— Start Entries supplied —

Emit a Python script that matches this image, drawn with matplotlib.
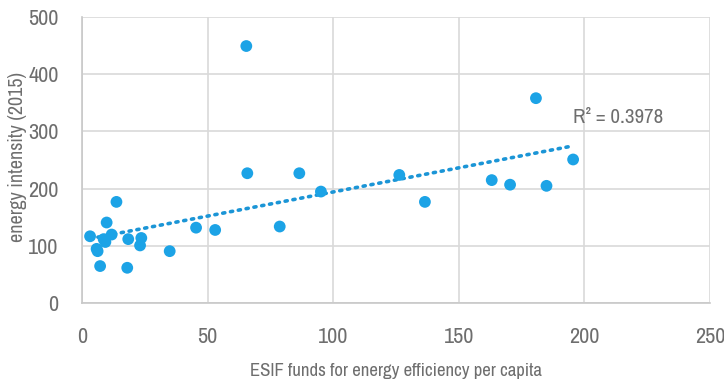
import numpy as np
import matplotlib
matplotlib.use("Agg")
import matplotlib.pyplot as plt
from matplotlib import font_manager as fm

# ESIF funds for energy efficiency per capita vs. energy intensity (2015)
esif_per_capita = [3.2, 5.8, 6.2, 7.2, 8.6, 9.3, 9.8, 11.8, 13.7, 18.4,
                   18.0, 23.6, 23.1, 34.9, 45.4, 53.0, 65.4, 65.8, 86.5, 95.1,
                   78.7, 126.3, 136.5, 180.7, 163.1, 170.4, 184.9, 195.5]
energy_intensity = [117, 95, 91, 65, 112, 107, 141, 120, 177, 112,
                    62, 114, 101, 91, 132, 128, 449, 227, 227, 195,
                    134, 224, 177, 358, 215, 207, 205, 251]
r2_label = "R² = 0.3978"

x_ticks = [0, 50, 100, 150, 200, 250]
y_ticks = [0, 100, 200, 300, 400, 500]

names = {f.name for f in fm.fontManager.ttflist}
narrow = [n for n in sorted(names) if "Narrow" in n or "Condensed" in n]
family = [narrow[0]] if narrow else []
family += ["DejaVu Sans"]
plt.rcParams["font.family"] = family

point_color = "#1ca3e6"
text_color = "#6e6e6e"

fig = plt.figure(figsize=(7.24, 3.82), dpi=100)
ax = fig.add_axes([0.1133, 0.206, 0.8674, 0.750])

ax.scatter(esif_per_capita, energy_intensity, s=72, color=point_color,
           edgecolors="none", zorder=3)

x = np.array(esif_per_capita)
y = np.array(energy_intensity)
slope, intercept = np.polyfit(x, y, 1)
xs = np.array([x.min(), x.max()])
ax.plot(xs, slope * xs + intercept, linestyle=(0, (0.6, 1.6)), linewidth=2.6,
        color="#1b95d6", dash_capstyle="round", zorder=2)

ax.text(195.5, 325, r2_label, fontsize=15, color=text_color, va="center",
        ha="left")

ax.set_xlim(0, 250)
ax.set_ylim(0, 500)
ax.set_xticks(x_ticks)
ax.set_yticks(y_ticks)
ax.tick_params(axis="both", length=0, labelsize=16, colors=text_color)
ax.tick_params(axis="x", pad=17)
ax.tick_params(axis="y", pad=17)
ax.grid(True, color="#d9d9d9", linewidth=1.2, zorder=0)
ax.set_axisbelow(True)
for side in ["top", "right"]:
    ax.spines[side].set_visible(False)
for side in ["left", "bottom"]:
    ax.spines[side].set_color("#c8c8c8")
    ax.spines[side].set_linewidth(1.2)

ax.set_xlabel("ESIF funds for energy efficiency per capita", fontsize=13.5,
              color=text_color)
ax.xaxis.set_label_coords(0.5, -0.235)
ax.xaxis.label.set_va("center")
ax.set_ylabel("energy intensity (2015)", fontsize=14.5, color=text_color)
ax.yaxis.set_label_coords(-0.102, 0.51)
ax.yaxis.label.set_va("center")

fig.savefig("out.png", dpi=100)
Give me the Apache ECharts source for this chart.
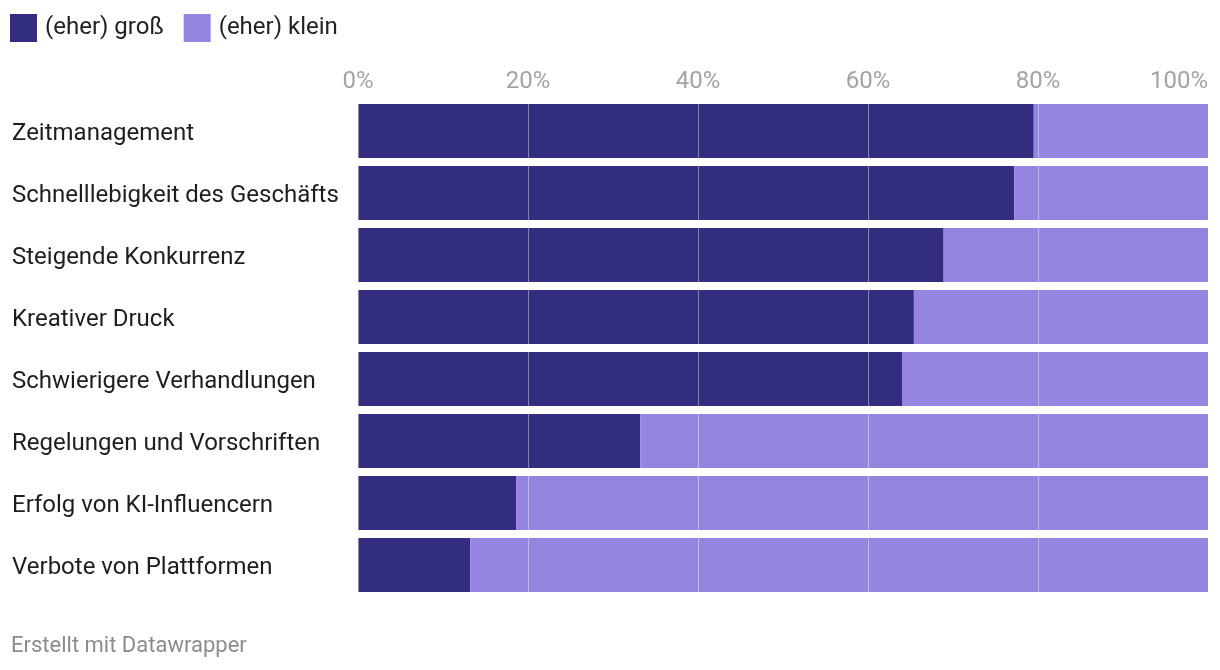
<!DOCTYPE html>
<html>
<head>
<meta charset="utf-8">
<script src="https://cdn.jsdelivr.net/npm/echarts@6/dist/echarts.min.js"></script>
<style>
html,body{margin:0;padding:0;background:#fff;}
#chart{width:1220px;height:670px;}
</style>
</head>
<body>
<div id="chart"></div>
<script>
const categories = [
  "Zeitmanagement",
  "Schnelllebigkeit des Geschäfts",
  "Steigende Konkurrenz",
  "Kreativer Druck",
  "Schwierigere Verhandlungen",
  "Regelungen und Vorschriften",
  "Erfolg von KI-Influencern",
  "Verbote von Plattformen"
];
const grossValues = [79.5, 77.2, 68.9, 65.4, 64.0, 33.2, 18.6, 13.2];
const kleinValues = [20.5, 22.8, 31.1, 34.6, 36.0, 66.8, 81.4, 86.8];
const seriesNames = ["(eher) groß", "(eher) klein"];
const footerText = "Erstellt mit Datawrapper";

const FONT = "Roboto";
const chart = echarts.init(document.getElementById('chart'), null, {renderer: 'canvas'});
chart.setOption({
  animation: false,
  backgroundColor: '#ffffff',
  title: {
    text: footerText,
    left: 11,
    top: 635,
    padding: 0,
    textStyle: {fontFamily: FONT, fontSize: 22, fontWeight: 'normal', color: '#8c8c8c'}
  },
  legend: {
    left: 10,
    top: 14,
    padding: 0,
    itemWidth: 27,
    itemHeight: 28,
    itemGap: 20,
    icon: 'rect',
    selectedMode: false,
    textStyle: {fontFamily: FONT, fontSize: 24, color: '#222222', padding: [2, 0, 0, 3]},
    data: seriesNames
  },
  grid: {left: 358, right: 12, top: 100, bottom: 74, containLabel: false},
  xAxis: {
    type: 'value',
    position: 'top',
    min: 0,
    max: 100,
    interval: 20,
    z: 10,
    axisLine: {show: false},
    axisTick: {show: false},
    axisLabel: {
      formatter: '{value}%',
      fontFamily: FONT,
      fontSize: 24,
      color: '#a3a3a3',
      margin: 6,
      alignMaxLabel: 'right'
    },
    splitLine: {show: true, lineStyle: {color: 'rgba(255,255,255,0.4)', width: 1}}
  },
  yAxis: {
    type: 'category',
    data: categories,
    inverse: true,
    axisLine: {show: false},
    axisTick: {show: false},
    axisLabel: {
      align: 'left',
      margin: 346,
      fontFamily: FONT,
      fontSize: 24,
      color: '#1e1e1e',
      formatter: function (v) { return '{a|' + v + '}'; },
      rich: {
        a: {fontFamily: FONT, fontSize: 24, color: '#1e1e1e', padding: [6, 0, 0, 0]}
      }
    }
  },
  series: [
    {
      name: seriesNames[0],
      type: 'bar',
      stack: 'total',
      barWidth: 54,
      data: grossValues,
      itemStyle: {color: '#332d80'}
    },
    {
      name: seriesNames[1],
      type: 'bar',
      stack: 'total',
      barWidth: 54,
      data: kleinValues,
      itemStyle: {color: '#9485e0'}
    }
  ]
});
</script>
</body>
</html>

— End Entries supplied —

* Problem to work on:
Output a faithful copy of the data, with each picture left out.

* Solution to the exercise:
Emit a Python script that matches this image, drawn with matplotlib.
import numpy as np
import matplotlib
matplotlib.use("Agg")
import matplotlib.pyplot as plt
from matplotlib import font_manager as fm

# ESIF funds for energy efficiency per capita vs. energy intensity (2015)
esif_per_capita = [3.2, 5.8, 6.2, 7.2, 8.6, 9.3, 9.8, 11.8, 13.7, 18.4,
                   18.0, 23.6, 23.1, 34.9, 45.4, 53.0, 65.4, 65.8, 86.5, 95.1,
                   78.7, 126.3, 136.5, 180.7, 163.1, 170.4, 184.9, 195.5]
energy_intensity = [117, 95, 91, 65, 112, 107, 141, 120, 177, 112,
                    62, 114, 101, 91, 132, 128, 449, 227, 227, 195,
                    134, 224, 177, 358, 215, 207, 205, 251]
r2_label = "R² = 0.3978"

x_ticks = [0, 50, 100, 150, 200, 250]
y_ticks = [0, 100, 200, 300, 400, 500]

names = {f.name for f in fm.fontManager.ttflist}
narrow = [n for n in sorted(names) if "Narrow" in n or "Condensed" in n]
family = [narrow[0]] if narrow else []
family += ["DejaVu Sans"]
plt.rcParams["font.family"] = family

point_color = "#1ca3e6"
text_color = "#6e6e6e"

fig = plt.figure(figsize=(7.24, 3.82), dpi=100)
ax = fig.add_axes([0.1133, 0.206, 0.8674, 0.750])

ax.scatter(esif_per_capita, energy_intensity, s=72, color=point_color,
           edgecolors="none", zorder=3)

x = np.array(esif_per_capita)
y = np.array(energy_intensity)
slope, intercept = np.polyfit(x, y, 1)
xs = np.array([x.min(), x.max()])
ax.plot(xs, slope * xs + intercept, linestyle=(0, (0.6, 1.6)), linewidth=2.6,
        color="#1b95d6", dash_capstyle="round", zorder=2)

ax.text(195.5, 325, r2_label, fontsize=15, color=text_color, va="center",
        ha="left")

ax.set_xlim(0, 250)
ax.set_ylim(0, 500)
ax.set_xticks(x_ticks)
ax.set_yticks(y_ticks)
ax.tick_params(axis="both", length=0, labelsize=16, colors=text_color)
ax.tick_params(axis="x", pad=17)
ax.tick_params(axis="y", pad=17)
ax.grid(True, color="#d9d9d9", linewidth=1.2, zorder=0)
ax.set_axisbelow(True)
for side in ["top", "right"]:
    ax.spines[side].set_visible(False)
for side in ["left", "bottom"]:
    ax.spines[side].set_color("#c8c8c8")
    ax.spines[side].set_linewidth(1.2)

ax.set_xlabel("ESIF funds for energy efficiency per capita", fontsize=13.5,
              color=text_color)
ax.xaxis.set_label_coords(0.5, -0.235)
ax.xaxis.label.set_va("center")
ax.set_ylabel("energy intensity (2015)", fontsize=14.5, color=text_color)
ax.yaxis.set_label_coords(-0.102, 0.51)
ax.yaxis.label.set_va("center")

fig.savefig("out.png", dpi=100)
Give me the Apache ECharts source for this chart.
<!DOCTYPE html>
<html>
<head>
<meta charset="utf-8">
<script src="https://cdn.jsdelivr.net/npm/echarts@6/dist/echarts.min.js"></script>
<style>
html,body{margin:0;padding:0;background:#fff;}
#chart{width:1220px;height:670px;}
</style>
</head>
<body>
<div id="chart"></div>
<script>
const categories = [
  "Zeitmanagement",
  "Schnelllebigkeit des Geschäfts",
  "Steigende Konkurrenz",
  "Kreativer Druck",
  "Schwierigere Verhandlungen",
  "Regelungen und Vorschriften",
  "Erfolg von KI-Influencern",
  "Verbote von Plattformen"
];
const grossValues = [79.5, 77.2, 68.9, 65.4, 64.0, 33.2, 18.6, 13.2];
const kleinValues = [20.5, 22.8, 31.1, 34.6, 36.0, 66.8, 81.4, 86.8];
const seriesNames = ["(eher) groß", "(eher) klein"];
const footerText = "Erstellt mit Datawrapper";

const FONT = "Roboto";
const chart = echarts.init(document.getElementById('chart'), null, {renderer: 'canvas'});
chart.setOption({
  animation: false,
  backgroundColor: '#ffffff',
  title: {
    text: footerText,
    left: 11,
    top: 635,
    padding: 0,
    textStyle: {fontFamily: FONT, fontSize: 22, fontWeight: 'normal', color: '#8c8c8c'}
  },
  legend: {
    left: 10,
    top: 14,
    padding: 0,
    itemWidth: 27,
    itemHeight: 28,
    itemGap: 20,
    icon: 'rect',
    selectedMode: false,
    textStyle: {fontFamily: FONT, fontSize: 24, color: '#222222', padding: [2, 0, 0, 3]},
    data: seriesNames
  },
  grid: {left: 358, right: 12, top: 100, bottom: 74, containLabel: false},
  xAxis: {
    type: 'value',
    position: 'top',
    min: 0,
    max: 100,
    interval: 20,
    z: 10,
    axisLine: {show: false},
    axisTick: {show: false},
    axisLabel: {
      formatter: '{value}%',
      fontFamily: FONT,
      fontSize: 24,
      color: '#a3a3a3',
      margin: 6,
      alignMaxLabel: 'right'
    },
    splitLine: {show: true, lineStyle: {color: 'rgba(255,255,255,0.4)', width: 1}}
  },
  yAxis: {
    type: 'category',
    data: categories,
    inverse: true,
    axisLine: {show: false},
    axisTick: {show: false},
    axisLabel: {
      align: 'left',
      margin: 346,
      fontFamily: FONT,
      fontSize: 24,
      color: '#1e1e1e',
      formatter: function (v) { return '{a|' + v + '}'; },
      rich: {
        a: {fontFamily: FONT, fontSize: 24, color: '#1e1e1e', padding: [6, 0, 0, 0]}
      }
    }
  },
  series: [
    {
      name: seriesNames[0],
      type: 'bar',
      stack: 'total',
      barWidth: 54,
      data: grossValues,
      itemStyle: {color: '#332d80'}
    },
    {
      name: seriesNames[1],
      type: 'bar',
      stack: 'total',
      barWidth: 54,
      data: kleinValues,
      itemStyle: {color: '#9485e0'}
    }
  ]
});
</script>
</body>
</html>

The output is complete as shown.